GOAL OF THE EXERCISE: Locate the word "script" in the entries below, then gather every line that holds it.

GIVEN INFORMATION:
^^^^
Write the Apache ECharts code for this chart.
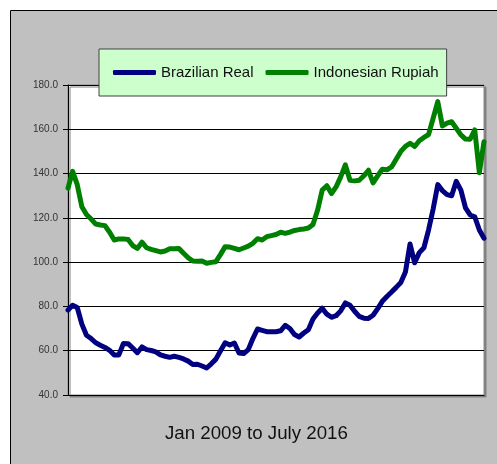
<!DOCTYPE html>
<html>
<head>
<meta charset="utf-8">
<script src="https://cdn.jsdelivr.net/npm/echarts@6/dist/echarts.min.js"></script>
<style>html,body{margin:0;padding:0;background:#fff;}#c{width:497px;height:464px;}</style>
</head>
<body>
<div id="c"></div>
<script>
// Monthly values, Jan 2009 .. July 2016
var months = [];
(function(){
  var names = ['Jan','Feb','Mar','Apr','May','Jun','Jul','Aug','Sep','Oct','Nov','Dec'];
  for (var y = 2009; y <= 2016; y++) {
    for (var m = 0; m < 12; m++) {
      if (y === 2016 && m > 6) break;
      months.push(names[m] + ' ' + y);
    }
  }
})();

var brazilianReal = [
  78.4, 80.5, 79.5, 72, 67, 65.5, 63.6, 62.5, 61.5, 60.2,
  58.1, 58.1, 63.3, 63.2, 61.2, 59.1, 61.7, 60.5, 60.1, 59.5,
  58.1, 57.5, 57, 57.5, 57, 56.3, 55.3, 53.8, 53.9, 53.1,
  52.2, 54.1, 56.2, 60, 63.6, 62.6, 63.5, 59, 58.7, 60.5,
  65.5, 69.8, 69.2, 68.6, 68.6, 68.6, 69, 71.5, 70, 67.3,
  66.2, 68, 69.5, 74.3, 77, 79.2, 76.5, 75.1, 75.8, 78,
  81.6, 80.5, 77.8, 75.5, 74.7, 74.6, 76, 79, 82.3, 84.5,
  86.5, 88.6, 90.8, 95.5, 108.2, 99.7, 104.3, 106.5, 114.5, 124,
  135, 132.3, 130.5, 130, 136.5, 132.5, 124.5, 121.3, 120.5, 114.5,
  110.8
];

var indonesianRupiah = [
  133.4, 141, 135, 125, 121.5, 119.5, 117.2, 116.8, 116.5, 113.5,
  110, 110.5, 110.5, 110.2, 107.5, 106.2, 109, 106.5, 105.8, 105.2,
  104.6, 105, 106, 106, 106.2, 104, 102, 100.5, 100.4, 100.5,
  99.5, 99.9, 100.2, 103.5, 107, 106.8, 106.2, 105.6, 106.4, 107.2,
  108.5, 110.6, 110, 111.5, 112, 112.5, 113.5, 113, 113.6, 114.3,
  114.7, 115, 115.4, 117, 123.5, 132.5, 134.5, 131, 134, 138.5,
  143.9, 137, 136.7, 137, 139, 141.5, 135.8, 139, 142, 141.7,
  143, 146.5, 150, 152.3, 153.7, 152.2, 154.8, 156.3, 157.6, 165,
  172.5, 161.5, 162.8, 163.4, 160.5, 157.5, 155.6, 155.5, 159.7, 140.4,
  154.4
];

var seriesNames = ['Brazilian Real', 'Indonesian Rupiah'];
var xTitle = 'Jan 2009 to July 2016';

var chart = echarts.init(document.getElementById('c'), null, {renderer: 'canvas'});
var FONT = '"Liberation Sans", Arial, sans-serif';

chart.setOption({
  animation: false,
  backgroundColor: '#ffffff',
  graphic: [
    {
      type: 'rect', z: -100, silent: true,
      shape: {x: 10.5, y: 10.5, width: 520, height: 520},
      style: {fill: '#c0c0c0', stroke: '#000000', lineWidth: 1}
    },
    {
      type: 'text', z: 10, silent: true,
      left: 165, top: 424,
      style: {text: xTitle, font: '18.7px ' + FONT, fill: '#111111'}
    }
  ],
  legend: {
    left: 99, top: 49,
    padding: [16, 8, 16, 14],
    itemGap: 12,
    itemWidth: 43, itemHeight: 5,
    icon: 'roundRect',
    backgroundColor: '#ccffcc',
    borderColor: '#404040', borderWidth: 1,
    textStyle: {fontFamily: FONT, fontSize: 15, color: '#111111'},
    data: seriesNames
  },
  grid: {
    left: 68, top: 85, right: 13, bottom: 69,
    show: true,
    backgroundColor: '#ffffff',
    borderColor: '#8a8a8a', borderWidth: 1,
    shadowColor: '#808080', shadowBlur: 0, shadowOffsetX: 2, shadowOffsetY: 2
  },
  xAxis: {
    type: 'category',
    data: months,
    boundaryGap: false,
    axisLine: {show: true, lineStyle: {color: '#000000', width: 1}},
    axisTick: {show: false},
    axisLabel: {show: false},
    splitLine: {show: false}
  },
  yAxis: {
    type: 'value',
    min: 40, max: 180, interval: 20,
    axisLine: {show: true, lineStyle: {color: '#000000', width: 1}},
    axisTick: {show: true, inside: false, length: 5, lineStyle: {color: '#000000'}},
    axisLabel: {
      margin: 10, fontFamily: FONT, fontSize: 10, color: '#333333',
      formatter: function (v) { return v.toFixed(1); }
    },
    splitLine: {show: true, lineStyle: {color: '#000000', width: 1}}
  },
  series: [
    {
      name: seriesNames[0], type: 'line', data: brazilianReal,
      symbol: 'none', color: '#000080',
      lineStyle: {width: 5, color: '#000080', join: 'round', cap: 'round'}
    },
    {
      name: seriesNames[1], type: 'line', data: indonesianRupiah,
      symbol: 'none', color: '#008000',
      lineStyle: {width: 5, color: '#008000', join: 'round', cap: 'round'}
    }
  ]
});
</script>
</body>
</html>
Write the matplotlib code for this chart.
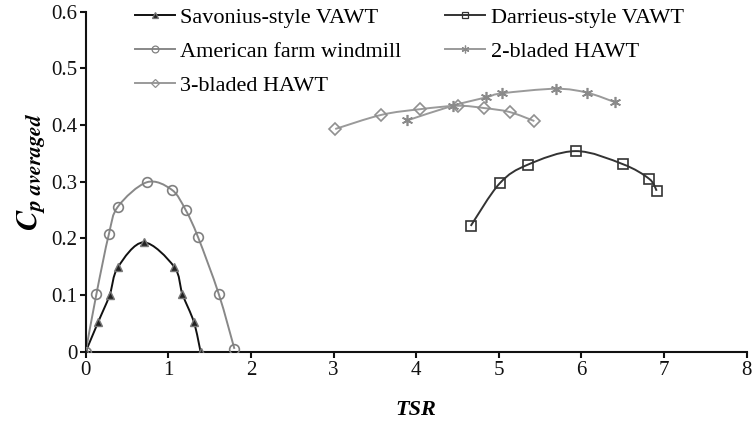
import numpy as np
import matplotlib
matplotlib.use("Agg")
import matplotlib.pyplot as plt
from matplotlib.path import Path
from matplotlib.patches import PathPatch
from matplotlib.lines import Line2D

plt.rcParams['font.family'] = ['Liberation Serif', 'DejaVu Serif']
plt.rcParams['mathtext.fontset'] = 'stix'

# ---- data ----
sav_x = [0.0, 0.15, 0.29, 0.39, 0.70, 1.07, 1.17, 1.31, 1.39]
sav_y = [0.0, 0.052, 0.100, 0.149, 0.193, 0.150, 0.102, 0.052, 0.0]

ame_x = [0.0, 0.13, 0.28, 0.39, 0.74, 1.04, 1.21, 1.36, 1.61, 1.80]
ame_y = [0.0, 0.102, 0.207, 0.256, 0.299, 0.286, 0.250, 0.202, 0.102, 0.005]

dar_x = [4.66, 5.01, 5.35, 5.93, 6.50, 6.82, 6.91]
dar_y = [0.222, 0.297, 0.330, 0.354, 0.331, 0.305, 0.284]

two_x = [3.89, 4.44, 4.85, 5.04, 5.69, 6.07, 6.41]
two_y = [0.408, 0.434, 0.449, 0.456, 0.464, 0.457, 0.440]

three_x = [3.02, 3.58, 4.05, 4.50, 4.82, 5.13, 5.43]
three_y = [0.393, 0.418, 0.428, 0.434, 0.430, 0.423, 0.407]

labels = ["Savonius-style VAWT", "American farm windmill", "3-bladed HAWT",
          "Darrieus-style VAWT", "2-bladed HAWT"]

x_ticks = [0, 1, 2, 3, 4, 5, 6, 7, 8]
y_ticks = [0, 0.1, 0.2, 0.3, 0.4, 0.5, 0.6]
y_ticklabels = ["0", "0.1", "0.2", "0.3", "0.4", "0.5", "0.6"]


def smooth_path(xs, ys):
    p = np.column_stack([xs, ys]).astype(float)
    n = len(p)
    verts = [p[0]]
    codes = [Path.MOVETO]
    for i in range(n - 1):
        p0 = p[i - 1] if i > 0 else p[i]
        p1 = p[i]
        p2 = p[i + 1]
        p3 = p[i + 2] if i + 2 < n else p[i + 1]
        c1 = p1 + (p2 - p0) / 6.0
        c2 = p2 - (p3 - p1) / 6.0
        verts += [c1, c2, p2]
        codes += [Path.CURVE4] * 3
    return Path(verts, codes)


fig = plt.figure(figsize=(7.55, 4.21), dpi=100)
ax = fig.add_axes([85.7 / 755, 1 - 351.7 / 421, (746.7 - 85.7) / 755, (351.7 - 11.7) / 421])

series = [
    (sav_x, sav_y, '#111111', dict(marker='^', ms=6, mfc='#222222', mec='#777777', mew=1.0)),
    (ame_x, ame_y, '#888888', dict(marker='o', ms=7, mfc='none', mec='#808080', mew=1.2)),
    (three_x, three_y, '#9a9a9a', dict(marker='D', ms=6, mfc='none', mec='#909090', mew=1.2)),
    (dar_x, dar_y, '#333333', dict(marker='s', ms=6.5, mfc='none', mec='#333333', mew=1.2)),
    (two_x, two_y, '#9a9a9a', dict(marker=(6, 2, 0), ms=8, mfc='none', mec='#8a8a8a', mew=1.2)),
]

handles = []
for (xs, ys, col, mk), lab in zip(series, labels):
    patch = PathPatch(smooth_path(xs, ys), facecolor='none', edgecolor=col, lw=1.4, zorder=2)
    ax.add_patch(patch)
    ax.plot(xs, ys, linestyle='none', zorder=3, **mk)
    hmk = dict(mk)
    hmk['ms'] = mk['ms'] * 0.7
    hmk['mew'] = 0.9
    handles.append(Line2D([], [], color=col, lw=1.4, **hmk))

ax.set_xlim(0, 8)
ax.set_ylim(0, 0.6)
ax.set_xticks(x_ticks)
ax.set_xticklabels([str(t) for t in x_ticks])
ax.set_yticks(y_ticks)
ax.set_yticklabels(y_ticklabels)
for s in ['top', 'right']:
    ax.spines[s].set_visible(False)
for s in ['left', 'bottom']:
    ax.spines[s].set_linewidth(1.5)
    ax.spines[s].set_color('#111111')
ax.tick_params(axis='both', direction='out', length=4, width=1.5, labelsize=15, colors='#111111')
ax.tick_params(axis='x', pad=3)
ax.tick_params(axis='y', pad=2)

ax.set_xlabel('TSR', fontsize=16, fontweight='bold', fontstyle='italic', labelpad=14)
ax.set_ylabel(r'$\mathbfit{C}_{\mathbfit{p\ averaged}}$', fontsize=22)
ax.yaxis.set_label_coords(-0.059, 0.53)

leg = ax.legend(handles, labels, ncol=2, loc='upper left', bbox_to_anchor=(0.061, 1.039),
                frameon=False, fontsize=16, handlelength=1.8, handletextpad=0.25,
                columnspacing=1.95, labelspacing=0.6, borderaxespad=0)

fig.savefig('out.png', dpi=100, facecolor='white')
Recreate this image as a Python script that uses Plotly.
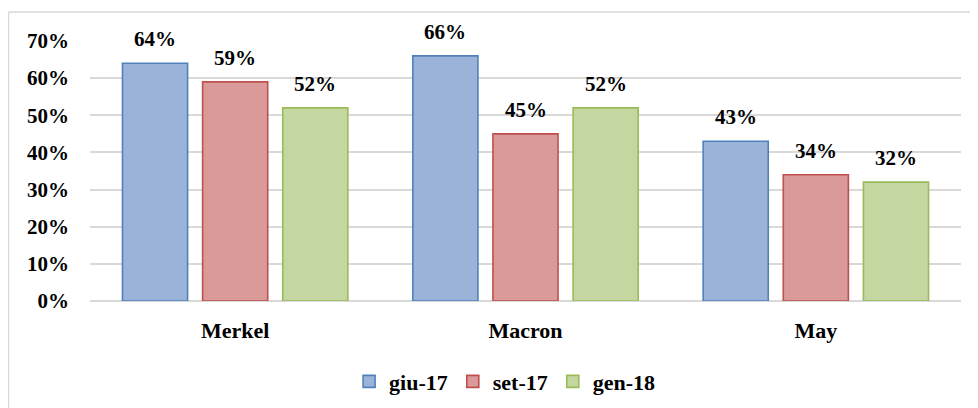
^^^^
FULL ANSWER:
<script src="https://cdn.jsdelivr.net/npm/echarts@6/dist/echarts.min.js"></script>
<script>
</script>
Recreate this image as a Python script that uses Plotly.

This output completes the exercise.